TEMPO.CO, Jakarta - Institute for Criminal Justice Reform (ICJR) menilai peraturan pemerintah pengganti undang-undang (perpu) soal hukuman kebiri yang baru saja dikeluarkan Presiden Joko Widodo adalah hal yang percuma. Perpu itu dianggap gagal menjawab permintaan publik terkait dengan kajian, analisis, dan data mengenai jumlah vonis pidana bagi pelaku kejahatan seksual terhadap anak.
"Bagi kami perpu ini bukan hanya percuma, tapi juga memalukan," kata peneliti dari ICJR, Erasmus Napitupulu, di Yayasan Lembaga Bantuan Hukum Indonesia, Ahad, 29 Mei 2016.
Menurut Erasmus, Presiden tidak memahami bahwa pendekatan pidana hanya cocok untuk diterapkan di negara barbar. Ini bisa dilihat dari banyaknya pelaku kejahatan seksual yang muncul setelah pemberatan itu dijatuhkan.
Erasmus mengatakan pemberatan hukuman kebiri bagi pelaku kejahatan seksual tidak efektif. Efek jera yang ditimbulkan juga tidak ada. "Setelah perpu ini disahkan, apa kekerasan seksual berhenti?" katanya.

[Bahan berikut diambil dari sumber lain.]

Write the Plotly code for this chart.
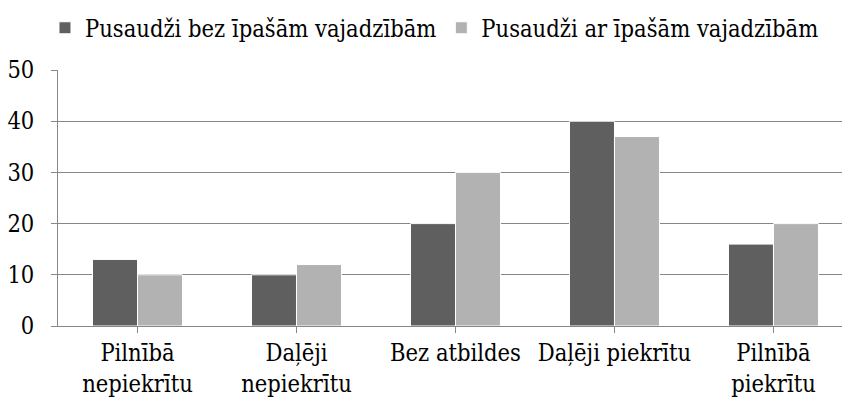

Founder Inspirasi Indonesia, Helga Worotitjan, mengatakan pemerintah seharusnya lebih fokus untuk menangani korban. Sebab pola kekerasan seksual adalah seperti mata rantai. "Pelaku saat ini kebanyakan dulunya adalah korban," ucapnya.
Menurut dia, pemerintah harus memutus rantai itu dengan memberikan rehabilitasi kepada korban hingga pulih. Helga mengibaratkan kekerasan seksual seperti jika kita memukul anak. Kekerasan yang dilakukan kepada seorang anak akan ditiru dikemudian hari.
Di sisi lain, hukuman pidana bagi pelaku sama dengan menyiram air saat kebakaran. Api padam, tapi sumbernya bisa timbul lagi sewaktu-waktu.